§ **Objective**: Where a line in the listing below contains the word "matplotlib", copy that line.

-- BEGIN Provided material --

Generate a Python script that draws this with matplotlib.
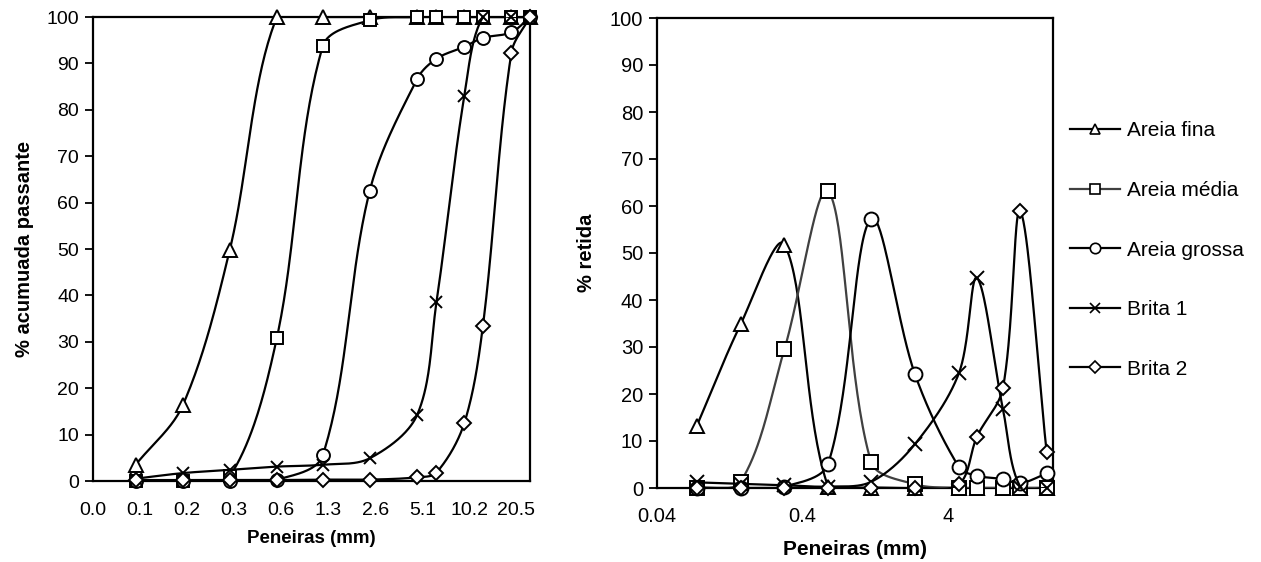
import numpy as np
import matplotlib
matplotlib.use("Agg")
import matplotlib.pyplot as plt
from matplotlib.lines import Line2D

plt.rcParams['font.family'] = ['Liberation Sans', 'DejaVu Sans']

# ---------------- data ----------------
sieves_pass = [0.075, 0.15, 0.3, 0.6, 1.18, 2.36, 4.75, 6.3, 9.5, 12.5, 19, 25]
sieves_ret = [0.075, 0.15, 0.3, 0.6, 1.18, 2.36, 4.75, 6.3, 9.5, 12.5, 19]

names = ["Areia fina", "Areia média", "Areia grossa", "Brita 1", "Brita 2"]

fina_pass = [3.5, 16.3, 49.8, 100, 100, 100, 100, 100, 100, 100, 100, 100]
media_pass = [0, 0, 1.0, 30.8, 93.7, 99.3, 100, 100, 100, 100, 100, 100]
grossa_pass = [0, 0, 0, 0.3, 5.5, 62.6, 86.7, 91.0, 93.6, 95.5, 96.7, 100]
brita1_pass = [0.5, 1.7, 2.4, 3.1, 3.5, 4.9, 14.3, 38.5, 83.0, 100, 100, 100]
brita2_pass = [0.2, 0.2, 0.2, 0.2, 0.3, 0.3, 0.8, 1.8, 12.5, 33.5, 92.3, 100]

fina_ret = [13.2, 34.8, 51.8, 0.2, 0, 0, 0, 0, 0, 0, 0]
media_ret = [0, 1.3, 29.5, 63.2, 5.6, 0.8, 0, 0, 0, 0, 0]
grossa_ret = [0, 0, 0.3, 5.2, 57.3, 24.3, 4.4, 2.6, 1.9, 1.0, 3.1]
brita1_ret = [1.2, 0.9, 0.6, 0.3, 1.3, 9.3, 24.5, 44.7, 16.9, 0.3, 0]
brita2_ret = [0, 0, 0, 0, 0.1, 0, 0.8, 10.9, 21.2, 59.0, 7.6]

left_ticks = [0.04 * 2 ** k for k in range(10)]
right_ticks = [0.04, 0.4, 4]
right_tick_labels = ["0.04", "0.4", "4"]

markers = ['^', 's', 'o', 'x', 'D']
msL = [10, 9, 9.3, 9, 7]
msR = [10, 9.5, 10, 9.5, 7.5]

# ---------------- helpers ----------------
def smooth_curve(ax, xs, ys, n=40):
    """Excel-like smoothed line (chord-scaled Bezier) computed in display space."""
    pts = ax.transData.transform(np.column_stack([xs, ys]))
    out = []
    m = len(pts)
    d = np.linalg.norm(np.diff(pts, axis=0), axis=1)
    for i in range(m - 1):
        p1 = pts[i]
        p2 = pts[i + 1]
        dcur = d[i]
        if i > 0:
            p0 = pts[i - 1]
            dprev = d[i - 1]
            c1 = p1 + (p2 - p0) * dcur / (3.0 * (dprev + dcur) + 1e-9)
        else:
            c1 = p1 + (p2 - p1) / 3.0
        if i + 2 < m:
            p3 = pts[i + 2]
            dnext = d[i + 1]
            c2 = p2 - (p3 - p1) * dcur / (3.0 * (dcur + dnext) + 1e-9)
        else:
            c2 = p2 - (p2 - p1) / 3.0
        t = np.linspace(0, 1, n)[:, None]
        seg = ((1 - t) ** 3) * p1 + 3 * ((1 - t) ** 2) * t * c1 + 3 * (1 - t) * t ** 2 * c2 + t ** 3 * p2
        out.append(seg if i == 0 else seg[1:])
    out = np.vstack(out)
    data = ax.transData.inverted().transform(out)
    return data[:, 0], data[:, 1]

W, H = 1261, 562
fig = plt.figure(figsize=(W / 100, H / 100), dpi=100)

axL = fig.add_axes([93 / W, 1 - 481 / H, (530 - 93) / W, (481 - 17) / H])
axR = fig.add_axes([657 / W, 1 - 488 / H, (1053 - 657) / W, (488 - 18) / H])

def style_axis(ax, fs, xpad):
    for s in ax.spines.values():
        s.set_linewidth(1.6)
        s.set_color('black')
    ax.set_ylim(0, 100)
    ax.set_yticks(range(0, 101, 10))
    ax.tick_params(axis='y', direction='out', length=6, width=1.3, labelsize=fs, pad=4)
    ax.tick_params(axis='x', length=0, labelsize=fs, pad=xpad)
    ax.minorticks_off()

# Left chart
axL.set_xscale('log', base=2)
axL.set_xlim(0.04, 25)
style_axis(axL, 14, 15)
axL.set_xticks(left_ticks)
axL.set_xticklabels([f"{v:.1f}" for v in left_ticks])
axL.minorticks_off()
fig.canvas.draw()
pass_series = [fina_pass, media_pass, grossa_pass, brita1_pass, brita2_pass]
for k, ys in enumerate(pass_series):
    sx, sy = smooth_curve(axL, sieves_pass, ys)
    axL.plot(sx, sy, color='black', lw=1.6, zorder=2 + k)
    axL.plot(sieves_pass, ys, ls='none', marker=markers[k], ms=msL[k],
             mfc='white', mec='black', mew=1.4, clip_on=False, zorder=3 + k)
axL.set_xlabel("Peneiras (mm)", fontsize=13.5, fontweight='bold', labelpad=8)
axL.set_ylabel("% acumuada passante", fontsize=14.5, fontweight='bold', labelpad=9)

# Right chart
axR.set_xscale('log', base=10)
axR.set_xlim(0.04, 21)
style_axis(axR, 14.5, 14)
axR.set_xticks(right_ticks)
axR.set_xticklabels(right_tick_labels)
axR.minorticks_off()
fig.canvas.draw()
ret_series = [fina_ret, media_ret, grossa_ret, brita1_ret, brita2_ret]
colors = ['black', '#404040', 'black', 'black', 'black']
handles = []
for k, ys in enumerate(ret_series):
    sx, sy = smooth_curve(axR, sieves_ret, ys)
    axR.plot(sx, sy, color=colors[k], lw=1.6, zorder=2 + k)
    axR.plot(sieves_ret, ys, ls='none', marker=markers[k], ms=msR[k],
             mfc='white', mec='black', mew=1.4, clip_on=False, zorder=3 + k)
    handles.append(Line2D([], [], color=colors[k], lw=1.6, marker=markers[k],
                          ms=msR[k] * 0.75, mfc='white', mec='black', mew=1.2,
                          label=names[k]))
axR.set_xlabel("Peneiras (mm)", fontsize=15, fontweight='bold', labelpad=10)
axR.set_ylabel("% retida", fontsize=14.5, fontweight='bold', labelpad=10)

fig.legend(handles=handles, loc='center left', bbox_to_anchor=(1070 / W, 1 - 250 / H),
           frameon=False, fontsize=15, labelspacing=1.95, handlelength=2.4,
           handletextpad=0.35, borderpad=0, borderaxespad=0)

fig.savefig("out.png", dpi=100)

-- END Provided material --

§ **Complete response**:
Generate a Python script that draws this with matplotlib.
import matplotlib
matplotlib.use("Agg")
import matplotlib.pyplot as plt
from matplotlib.lines import Line2D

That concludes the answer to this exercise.